- Date: 24 – 29 July
- Edition: 23rd
- Surface: Hard
- Location: Salinas, Ecuador

Champions

Singles
- Illya Marchenko

Doubles
- Vasil Kirkov / Alfredo Perez
| Salinas Challenger |

= 2023 Salinas Challenger =

The 2023 Salinas Challenger was a professional tennis tournament played on hard courts. It was the 23rd edition of the tournament which was part of the 2023 ATP Challenger Tour. It took place in Salinas, Ecuador between 24 and 29 July 2023.

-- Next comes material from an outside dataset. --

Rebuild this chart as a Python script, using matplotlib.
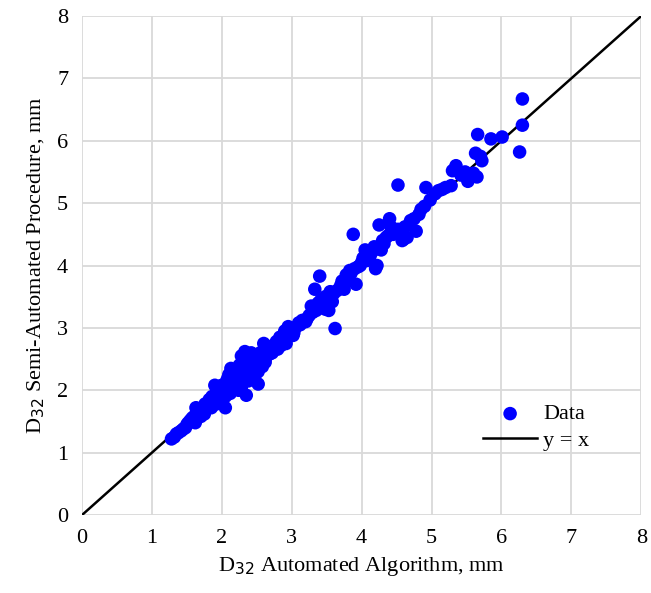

==Singles main-draw entrants==
===Seeds===

| Country | Player | Rank^{1} | Seed |
|---|---|---|---|
| ECU | Emilio Gómez | 138 | 1 |
| JPN | Rio Noguchi | 204 | 2 |
| FRA | Giovanni Mpetshi Perricard | 208 | 3 |
| JPN | Kaichi Uchida | 217 | 4 |
| AUS | Dane Sweeny | 239 | 5 |
| JOR | Abdullah Shelbayh | 240 | 6 |
| KAZ | Beibit Zhukayev | 242 | 7 |
|  | Evgeny Donskoy | 243 | 8 |

- ^{1} Rankings as of 17 July 2023.

===Other entrants===
The following players received wildcards into the singles main draw:
- ECU Andrés Andrade
- ECU Ángel Díaz Jalil
- ECU Álvaro Guillén Meza

The following player received entry into the singles main draw as a special exempt:
- AUS Philip Sekulic

The following players received entry into the singles main draw as alternates:
- BRA Pedro Boscardin Dias
- MDA Alexander Cozbinov
- CHI Gonzalo Lama
- USA Aidan Mayo

The following players received entry from the qualifying draw:
- BRA Mateus Alves
- USA Alexander Bernard
- USA Tristan Boyer
- USA Martin Damm
- CRO Matija Pecotić
- PAR Daniel Vallejo

==Champions==
===Singles===

- UKR Illya Marchenko def. CRO Matija Pecotić 6–4, 6–4.

===Doubles===

- USA Vasil Kirkov / USA Alfredo Perez def. ECU Ángel Díaz Jalil / ECU Álvaro Guillén Meza 7–5, 7–5.